Thursday, 17 September 2015

Very Berry Ice-cream

I scream, you scream, we all scream for…  berry ice-cream. Cooling on a summers day, perfect with crumble on a winters day, the best form of bribery I know and so delicious. It is really good food and very easy to make without fancy machines.

Who doesn’t like ice-cream? I am sure there is someone out there who ‘won’t touch the stuff’, but they do not live in our home.  At our place ice-cream is usually homemade and it is always good!

When I decided to write about ice-cream this week I realised I did not really know much about the history of it. I was really amazed at how long we have been eating this wonderful treat and where it came from.

Ancient civilizations have served ice for cold foods for thousands of years. The BBC reports that a frozen mixture of milk and rice was used in China around 200 BC. The Roman Emperor Nero had ice brought from the mountains and combined it with fruit toppings. These were some early chilled delicacies

In the Persian Empire, people would pour grape-juice concentrate over snow, in a bowl, and eat this as a treat. This was done primarily when the weather was hot, using snow saved in the cool-keeping underground chambers known as "yakhchal", or taken from snowfall that remained at the top of mountains by the summer capital Ecbatana. In 400 BC, the Persians went further and invented a special chilled food, made of rose water and vermicelli, which was served to royalty during summers. The ice was mixed with saffron, fruits, and various other flavours.

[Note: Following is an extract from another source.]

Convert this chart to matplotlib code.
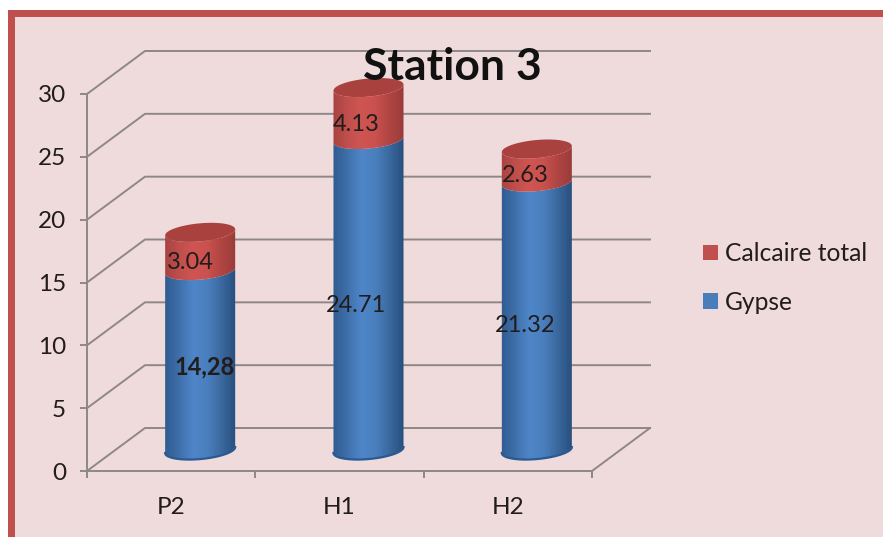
import numpy as np
import matplotlib.pyplot as plt
from matplotlib.colors import LinearSegmentedColormap
from matplotlib.patches import Patch, Polygon, Rectangle

plt.rcParams['font.family'] = ['Lato', 'DejaVu Sans']

stations = ['P2', 'H1', 'H2']
gypse = [14.28, 24.71, 21.32]
calcaire = [3.04, 4.13, 2.63]
gypse_labels = ['14,28', '24.71', '21.32']
calcaire_labels = ['3.04', '4.13', '2.63']
yticks = [0, 5, 10, 15, 20, 25, 30]

W, H = 883, 537
GRID = '#8f8787'
TEXT = '#221c1c'
BLUE = '#4a7ebb'
RED = '#c0504d'

# label nudges in pixels, the bold one sits further right
gypse_nudge = [(4, -7), (-12, -11), (-12, -9)]
calcaire_nudge = [(-10, -11), (-12, -11), (-12, -10)]


def px_axes(left, right, bottom, top):
    # axes rectangle given in pixels from the top left corner
    return fig.add_axes([left / W, 1 - bottom / H, (right - left) / W, (bottom - top) / H])


def arc(cx, cy, t):
    # tilted ellipse used for the cylinder ends
    return np.column_stack([cx + 0.208 * np.cos(t), cy + 0.72 * np.sin(t) + 0.24 * np.cos(t)])


def shaded_band(ax, cx, y0, y1, cmap, z):
    front_low = arc(cx, y0, np.linspace(np.pi, 2 * np.pi, 60))
    front_high = arc(cx, y1, np.linspace(2 * np.pi, np.pi, 60))
    clip = Polygon(np.vstack([front_low, front_high]), transform=ax.transData, fc='none', ec='none')
    ax.add_patch(clip)
    img = ax.imshow(np.linspace(0, 1, 80).reshape(1, -1), cmap=cmap, aspect='auto', zorder=z,
                    extent=[cx - 0.21, cx + 0.21, y0 - 1.5, y1 + 1.5])
    img.set_clip_path(clip)


fig = plt.figure(figsize=(W / 100, H / 100), dpi=100, facecolor='white')

# red frame and pink panel, kept behind the axes
fig.patches.append(Rectangle((8 / W, 0), 1, 1 - 10 / H, transform=fig.transFigure, fc=RED, ec='none', zorder=-2))
fig.patches.append(Rectangle((15 / W, 0), 1, 1 - 17 / H, transform=fig.transFigure, fc='#efdbdc', ec='none', zorder=-1))

ax = px_axes(87, 592, 471, 94)
ax.set_xlim(0, 3)
ax.set_ylim(0, 30)
ax.patch.set_visible(False)
for side in ['top', 'right']:
    ax.spines[side].set_visible(False)
for side in ['left', 'bottom']:
    ax.spines[side].set_color(GRID)
    ax.spines[side].set_linewidth(1.4)

# back wall and floor of the 3d box
dx = 58 / (505 / 3)
dy = 43 / (377 / 30)
for v in yticks:
    ax.plot([0, dx, 3 + dx], [v, v + dy, v + dy], color=GRID, lw=1.4, clip_on=False, zorder=1)
ax.plot([3, 3 + dx], [0, dy], color=GRID, lw=1.4, clip_on=False, zorder=1)

ax.set_xlim(0, 3)
ax.set_ylim(0, 30)
ax.set_yticks(yticks)
ax.set_xticks([0, 1, 2, 3])
ax.set_xticklabels([])
ax.set_xticks([0.5, 1.5, 2.5], minor=True)
ax.set_xticklabels(stations, minor=True)
ax.tick_params(axis='x', which='major', length=5, width=1.4, color=GRID)
ax.tick_params(axis='x', which='minor', length=0, pad=19, labelsize=17.5, labelcolor=TEXT)
ax.tick_params(axis='y', length=5, width=1.4, color=GRID, pad=10, labelsize=17.5, labelcolor=TEXT)

# cylinders live in their own axes, shifted into the depth of the box
# the axes reach below zero so the rounded base is not cut off
scale = 377 / 30
cyl = px_axes(116, 621, 450 + 3 * scale, 73)
cyl.axis('off')
blue_map = LinearSegmentedColormap.from_list('b', ['#2f5c92', '#3f70aa', '#4f86c9', '#4a7fbe', '#3a699f', '#28507f'])
red_map = LinearSegmentedColormap.from_list('r', ['#a84341', '#c04f4c', '#d05552', '#c9514e', '#b04542', '#9a3c3a'])

for i in range(len(stations)):
    cx = i + 0.5
    total = gypse[i] + calcaire[i]
    shaded_band(cyl, cx, 0, gypse[i], blue_map, 3)
    shaded_band(cyl, cx, gypse[i], total, red_map, 3)
    cyl.add_patch(Polygon(arc(cx, total, np.linspace(0, 2 * np.pi, 90)), fc='#a9423f', ec='none', zorder=4))
    cyl.plot(*arc(cx, 0, np.linspace(np.pi, 2 * np.pi, 60)).T, color='#2b5a92', lw=1.6, zorder=4)

    weight = 'bold' if ',' in gypse_labels[i] else 'normal'
    cyl.annotate(gypse_labels[i], (cx, gypse[i] / 2), xytext=gypse_nudge[i], textcoords='offset pixels',
                 ha='center', va='center', fontsize=17, color=TEXT, fontweight=weight, zorder=6)
    cyl.annotate(calcaire_labels[i], (cx, gypse[i] + calcaire[i] / 2), xytext=calcaire_nudge[i],
                 textcoords='offset pixels', ha='center', va='center', fontsize=17, color=TEXT, zorder=6)

cyl.set_xlim(0, 3)
cyl.set_ylim(-3, 30)

fig.text(452 / W, 1 - 67 / H, 'Station 3', ha='center', va='center', fontsize=32,
         fontweight='bold', color='#111111', zorder=10)

handles = [Patch(fc=RED, label='Calcaire total'), Patch(fc=BLUE, label='Gypse')]
fig.legend(handles=handles, loc='center left', bbox_to_anchor=(703 / W, 1 - 278 / H), frameon=False,
           fontsize=17.7, labelcolor=TEXT, handlelength=0.6, handleheight=0.6, handletextpad=0.3,
           labelspacing=1.05, borderpad=0, borderaxespad=0)

fig.savefig('out.png', dpi=100)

Arabs used milk as a major ingredient in the production of ice cream and sweetened it with sugar rather than fruit juices. It was flavoured with rosewater, dried fruits and nuts.

Maguelonne Toussaint-Samat asserts, in her History of Food, that "the Chinese may be credited with inventing a device to make sorbets and ice cream. They poured a mixture of snow and saltpetre over the exteriors of containers filled with syrup, for, in the same way as salt raises the boiling-point of water, it lowers the freezing-point to below zero.Some distorted accounts claim that in the age of Emperor Yingzong, Song Dynasty (960–1279) of China, a poem named Ode to the ice cheese was written by the poet Yang Wanli. Actually, this poem was named Ode to the pastry is a kind of food much like pastry in the Western world) and has nothing to do with ice cream. It has also been claimed that, in the Yuan Dynasty, Kublai Khan enjoyed ice cream and kept it a royal secret until Marco Polo visited China and took the technique of making ice cream to Italy. (

Who ever thought up the idea in the first place deserved a medal.

Kia makona, Mawera Karetai x

250g berries, plus extra to serve
225g caster sugar
2 large eggs (size 7), plus 4 egg yolks
*You could make some meringues with the leftover whites*
600ml double cream
1. Place the raspberries and 2 tbsp of the sugar in a small pan. Cook on a medium heat until sugar dissolves. Simmer for 5 mins until thickened, then push through a sieve into a bowl and discard the seeds left in the sieve. You have now made a berry coulis.
2. Place the eggs, egg yolks and remaining sugar in a bowl. Whisk with an electric whisk to combine, then place over a pan of gently simmering water – make sure the bowl isn’t actually touching the water. Beat with the electric whisk for 3-4 mins until thick and pale. Remove from heat and continue beating until cool.
3. In another bowl, whisk the cream until it forms soft peaks, then gently fold into the cool egg mix until just combined. Pour the mix into a shallow container or dish that can be frozen.
4. Gently swirl the raspberry coulis through, cover with cling film and freeze for at least 6 hrs.
** Extra to the recipe
5. To make meringues, beat the whites to a stiff peak, add in 115gms caster sugar and 115g icing sugar one third at a time. Beat until sugar is dissolved. Pipe or spoon enough for a serving onto a baking sheet and bake at 100C for 1.25 hours. Serve two meringues sandwiched together with whipped cream – lovely with a swirl of your homemade coulis through it.